Rudd has boosted by $600 million his election promise to subsidise developers who build lower cost housing.
Under the plan, developers receive a tax credit of up to $6000 per year over 10 years for each new property they build, provided they let them to tenants for 20% below the prevailing market rent.
The hope is that the scheme, which will now be funded to the tune of $1.2 billion over 10 years, will help bring rents down by increasing the supply of new housing, unlike previous programs that simply gave more money to home buyers and increased prices.
But questions are now being raised about whether a shortage of capacity in the construction industry to build the new properties may mean the subsidy will instead flow into builders’ pockets.
Housing Industry Association industry policy senior executive director Chris Lamont says the Government may need to consider increasing the skilled migration quotient for the construction industry to meet the new demand.
“In the short term targeted skilled migration to build capacity in the industry may be needed,” Lamont says. “Because of the housing downturn in the states there could be an opportunity to source some skilled workers from there that could fill the void.”
Another question that remains open is how the market value of new properties will be assessed under the scheme, but Lamont says existing valuation activities undertaken by state agencies could form the basis of suburb-by-suburb assessments.
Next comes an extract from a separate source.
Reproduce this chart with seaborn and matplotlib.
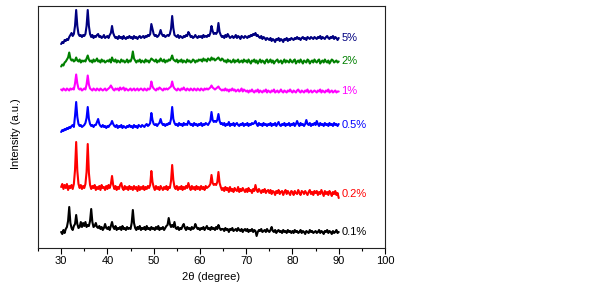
import numpy as np
import pandas as pd
import matplotlib
matplotlib.use("Agg")
import matplotlib.pyplot as plt
import seaborn as sns

sns.set_style("white")
plt.rcParams['font.family'] = ['Liberation Sans', 'DejaVu Sans']
plt.rcParams['font.size'] = 8
plt.rcParams['text.color'] = 'black'
plt.rcParams['axes.labelcolor'] = 'black'
plt.rcParams['xtick.color'] = 'black'

# 2theta grid of the scans (degrees)
two_theta = np.arange(30.0, 90.001, 0.25)

# relative intensities (a.u.), one value per 0.25 deg, 5 deg per row
i_01 = [-2, -4, 0, -3, 1, 3, 9, 23, 7, 2, 0, 4, 6, 15, 6, 2, 3, 8, 3, 7,
        4, 8, 3, 5, 4, 9, 21, 8, 3, 4, 7, 3, 2, 4, 1, 3, 0, 2, 6, 2,
        1, 3, 0, 4, 8, 3, 1, 4, 0, 2, 1, 3, 0, 4, 1, 2, 0, 3, 1, 2,
        1, 7, 20, 7, 2, 0, 3, 1, 4, 0, 2, 1, 3, 0, 4, 1, 2, 0, 3, 1,
        2, 0, 3, 1, 4, 0, 2, 1, 3, 0, 2, 4, 5, 12, 6, 3, 5, 3, 8, 2,
        1, 3, 0, 2, 1, 4, 6, 2, 0, 3, 1, 2, 0, 3, 1, 2, 6, 3, 1, 2,
        0, 2, 1, 3, 0, 2, 4, 1, 2, 0, 3, 1, 2, 0, 3, 1, 5, 2, 0, 1,
        1, -1, 2, 0, 1, -2, 1, 0, 2, -1, 0, 1, -1, 2, 0, -1, 1, -2, 0, 1,
        -1, 1, -2, 0, -1, 1, -2, 0, -1, -6, -2, 0, -1, 1, -2, -1, 0, -2, 1, -1,
        -2, 0, 3, -1, -2, 0, -3, -1, 0, -2, -1, -3, 0, -2, -1, -3, 0, -2, -1, -3,
        -1, -3, 0, -2, -1, -3, -2, 0, -3, -1, -2, -4, -1, -2, -3, 0, -2, -1, -3, -2,
        -1, -3, -2, 0, -3, -1, -2, -4, -1, -2, 0, -3, -1, -2, -4, -1, -3, -2, 0, -3,
        -2]

i_02 = [3, 6, 1, 5, 2, 6, 0, 4, 2, 5, 1, 6, 20, 48, 19, 6, 2, 5, 1, 4,
        2, 6, 18, 46, 17, 5, 1, 4, 2, 5, 0, 3, 1, 4, 0, 5, 2, 3, 0, 4,
        1, 5, 2, 6, 14, 5, 1, 4, 0, 3, 1, 5, 7, 2, 0, 4, 1, 3, 0, 4,
        1, 3, 0, 4, 1, 3, -1, 4, 0, 3, 1, 4, 0, 3, 1, 4, 2, 5, 19, 8,
        3, 0, 4, 1, 3, 0, 4, 2, 0, 3, 1, 4, 0, 3, 2, 9, 25, 10, 3, 1,
        4, 0, 3, 1, 4, 0, 3, 1, 4, 2, 7, 3, 0, 4, 1, 3, 0, 4, 1, 3,
        0, 4, 1, 3, 0, 4, 2, 3, 4, 6, 15, 7, 5, 6, 5, 8, 18, 7, 3, 0,
        2, -1, 3, 0, 2, -2, 3, -1, 1, -2, 2, 0, -1, 3, -2, 1, -1, 2, 0, -2,
        1, -2, 2, -1, 0, -3, 1, -1, 5, 0, -2, 1, -1, -3, 0, -2, 1, -3, -1, 0,
        -3, 0, -4, -1, -2, -5, -1, -3, 0, -4, -2, -1, -5, -2, 0, -4, -1, -3, -5, -1,
        -2, -5, -1, -3, -4, 0, -3, -5, -1, -2, -4, -1, -3, -5, -2, 0, -4, -2, -5, -1,
        -3, -1, -5, -2, -4, 0, -3, -6, -1, -4, -2, -5, -1, -3, -6, -2, -4, -1, -5, -3,
        -8]

i_05 = [-6, -4, -5, -3, -4, -2, -3, -1, -2, 0, 1, -1, 10, 24, 9, 2, 0, 1, -1, 0,
        1, 3, 8, 19, 7, 2, 0, 1, -1, 1, 1, 4, 7, 2, 0, -1, 1, -1, 0, -2,
        0, -1, 1, 2, 5, 2, 0, -1, 1, -2, 0, -1, 1, -2, 0, -1, -2, 0, -1, 1,
        -1, 0, -2, 1, -1, 0, -2, 1, 0, -1, 1, 0, -1, 1, 2, 0, 1, 3, 13, 6,
        2, 1, 2, 0, 2, 3, 7, 3, 1, 2, 0, 2, 1, 3, 2, 7, 19, 7, 3, 1,
        2, 0, 3, 1, 2, 0, 3, 1, 2, 1, 5, 3, 1, 2, 0, 3, 1, 2, 0, 2,
        1, 3, 0, 2, 1, 3, 2, 1, 3, 5, 14, 6, 4, 5, 4, 6, 12, 5, 2, 3,
        1, 3, 0, 2, 1, 4, 0, 2, 1, 3, 0, 2, 3, 1, 0, 2, 1, 3, 0, 2,
        1, 3, 0, 2, 1, 3, 2, 3, 5, 2, 0, 3, 1, 2, 0, 3, 1, 2, 0, 2,
        1, 3, 0, 2, 1, 3, 0, 2, 4, 1, 0, 2, 1, 3, 0, 2, 1, 3, 0, 2,
        1, 3, 0, 2, 5, 2, 0, 3, 1, 2, 0, 2, 6, 2, 1, 3, 0, 2, 1, 3,
        1, 5, 2, 0, 3, 1, 2, 0, 3, 1, 2, 0, 3, 1, 2, 0, 3, 1, 2, 0,
        2]

i_1 = [0, -1, 1, 0, -1, 1, 0, -1, 1, 0, 1, 0, 6, 15, 6, 1, 0, 1, -1, 0,
       1, 0, 5, 14, 5, 1, 0, -1, 1, 0, -1, 1, 0, -1, 1, 0, -1, 0, 1, -1,
       0, 1, 2, 4, 2, 0, -1, 1, 0, 1, -1, 2, 0, 1, 2, -1, 1, 0, -1, 0,
       1, -1, 0, 1, -1, 0, 1, -1, 0, 1, 0, -1, 1, 0, -1, 1, 0, 1, 8, 3,
       1, 0, -1, 1, 0, 2, 1, 0, -1, 1, 0, 1, 0, 1, 2, 3, 8, 3, 1, 0,
       -1, 1, 0, -1, 1, 0, 2, 0, -1, 1, 0, -1, 1, 0, -1, 1, 0, -1, 1, 0,
       -1, 1, 0, -1, 1, 0, 1, 0, 1, 2, 4, 2, 1, 0, 1, 2, 3, 1, 0, -1,
       0, -1, 1, -1, 0, -2, 0, -1, 1, -1, 0, -2, -1, 0, -2, -1, 1, -2, 0, -1,
       -2, -1, -3, -1, -2, 0, -2, -3, -1, -2, 0, -3, -1, -2, -3, -1, -2, 0, -3, -1,
       -2, -3, -1, -2, 0, -3, -2, -1, -3, -2, 0, -2, -3, -1, -2, -3, -1, -2, 0, -2,
       -3, -1, -2, -3, -1, 0, -2, -3, -1, -2, -3, -1, -2, 0, -3, -2, -1, -3, -2, -1,
       -2, -3, -1, -2, 0, -3, -1, -2, -3, -1, -2, 0, -3, -2, -1, -3, -2, -1, -3, -2,
       -2]

i_2 = [-5, -3, -4, -1, 0, 2, 4, 9, 3, 1, 2, 0, 1, 4, 1, 0, 2, -1, 1, 0,
       1, 0, 3, 6, 2, 0, 1, -1, 2, 0, 1, 3, 0, 1, -1, 2, 0, 1, -1, 0,
       1, 0, 2, -1, 4, 1, 0, 2, -1, 1, 0, -1, 2, 0, 1, -1, 0, 2, -1, 1,
       0, 3, 10, 3, 1, -1, 1, 0, 2, -1, 1, 0, -1, 2, 0, 1, -1, 1, 3, 2,
       1, 0, 2, -1, 1, 0, 3, 1, 0, 2, -1, 1, 0, 2, 1, 3, 6, 2, 1, 0,
       2, -1, 1, 0, 2, -1, 1, 0, -1, 2, 0, 1, -1, 0, 2, 1, -1, 1, 0, 2,
       1, 2, 0, 3, 1, 2, 0, 3, 2, 1, 4, 2, 3, 1, 2, 3, 4, 2, 1, 3,
       2, 0, 1, -1, 2, 0, 1, -1, 0, 2, -1, 1, 0, 2, -1, 0, 1, -1, 2, 0,
       1, -1, 2, 0, -2, 1, 0, 2, -1, 1, -2, 0, 2, -1, 1, 0, -2, 1, 2, -1,
       0, 2, -1, 1, -2, 0, 1, 2, -1, 0, 1, -2, 0, 2, -1, 1, 0, -1, 2, 0,
       -1, 1, 2, -2, 0, 1, -1, 2, 0, -2, 1, 0, -1, 2, 1, -2, 0, 1, -1, 2,
       0, -1, 1, 2, -2, 0, 1, -1, 2, 0, -1, 1, -2, 0, 2, 1, -1, 0, 1, -1,
       0]

i_5 = [-7, -5, -6, -3, -4, -2, -3, 0, 2, 4, 1, 3, 11, 27, 11, 3, 1, 2, 0, 2,
       1, 3, 11, 27, 11, 3, 0, 2, -1, 1, 0, 2, 3, 0, 1, -1, 0, 2, -1, 0,
       1, -1, 2, 4, 11, 4, 1, -1, 0, -2, 1, -1, 0, -2, 1, -1, -2, 0, -1, 1,
       -1, 0, -2, 1, -1, 0, -2, 0, 1, -1, 0, 1, -1, 1, 0, 2, 1, 3, 13, 8,
       3, 1, 2, 0, 1, 3, 7, 3, 1, 2, 0, 1, 2, 1, 3, 8, 21, 9, 2, 1,
       0, 2, -1, 1, 0, -1, 1, 0, 2, 1, 5, 3, 0, 1, -1, 0, 2, 0, -1, 1,
       0, 1, -1, 2, 0, 1, 0, 2, 1, 4, 11, 6, 3, 4, 3, 5, 14, 5, 2, 0,
       1, -1, 2, 0, 3, 1, -1, 0, 1, -1, 0, 2, -1, 1, 0, -2, 1, 0, -1, 1,
       0, -1, 1, 0, 2, 1, 3, 2, 4, 1, 2, 0, -1, 1, -2, 0, -1, -3, -1, -2,
       -3, -1, -4, -2, -3, -5, -2, -3, -1, -4, -2, -3, -5, -2, -3, -1, -4, -2, -3, -1,
       -2, -3, -1, -2, 0, -2, -1, -3, -1, 0, -2, -1, -3, 0, -1, -2, 0, -1, -2, 0,
       -1, -2, 0, -1, 1, -2, 0, -1, -2, 0, 1, -1, -2, 0, -1, 1, -2, 0, -1, -3,
       -1]

samples = ['0.1%', '0.2%', '0.5%', '1%', '2%', '5%']
intensities = [i_01, i_02, i_05, i_1, i_2, i_5]
# vertical stacking of the patterns
offsets = [20, 60, 124, 160.5, 188.5, 213]
colors = ['#000000', '#ff0000', '#0000ff', '#ff00ff', '#008000', '#000080']

frames = []
for name, vals, off in zip(samples, intensities, offsets):
    frames.append(pd.DataFrame({'two_theta': two_theta,
                                'intensity': np.array(vals) + off,
                                'sample': name}))
df = pd.concat(frames, ignore_index=True)

fig = plt.figure(figsize=(6.05, 2.88), dpi=100)
ax = fig.add_axes([38 / 605, 40 / 288, 347 / 605, 242.5 / 288])

sns.lineplot(data=df, x='two_theta', y='intensity', hue='sample',
             palette=dict(zip(samples, colors)), estimator=None,
             linewidth=1.5, legend=False, ax=ax)

for name, vals, off, c in zip(samples, intensities, offsets, colors):
    ax.text(90.6, off + np.mean(vals[-8:]), name, color=c, fontsize=8,
            ha='left', va='center')

ax.set_xlim(25, 100)
ax.set_ylim(2, 244.5)
ax.set_xticks(np.arange(30, 101, 10))
ax.set_xticks(np.arange(25, 100, 10), minor=True)
ax.set_yticks([])
ax.tick_params(axis='x', which='major', direction='out', length=4, width=0.8,
               pad=2, labelsize=8, bottom=True)
ax.tick_params(axis='x', which='minor', direction='out', length=2.5, width=0.8,
               bottom=True)
for s in ax.spines.values():
    s.set_linewidth(0.8)
    s.set_color('#222222')

ax.set_xlabel('2θ (degree)', fontsize=8, labelpad=4)
ax.set_ylabel('Intensity (a.u.)', fontsize=8)
ax.yaxis.set_label_coords(-0.05, 0.47)

fig.savefig('out.png', dpi=100)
If effective, the scheme will result in an additional supply of rental properties on to the market, but Lamont says low income earners will not necessarily be the ones who move into the new apartments the scheme applies to.
“It will be a mix. In some cases mixed developments will see lower income people go into new housing, but even where higher income people take subsidised property that will exert down pressure on the market as a whole, so lower income people will still benefit,” Lamont says.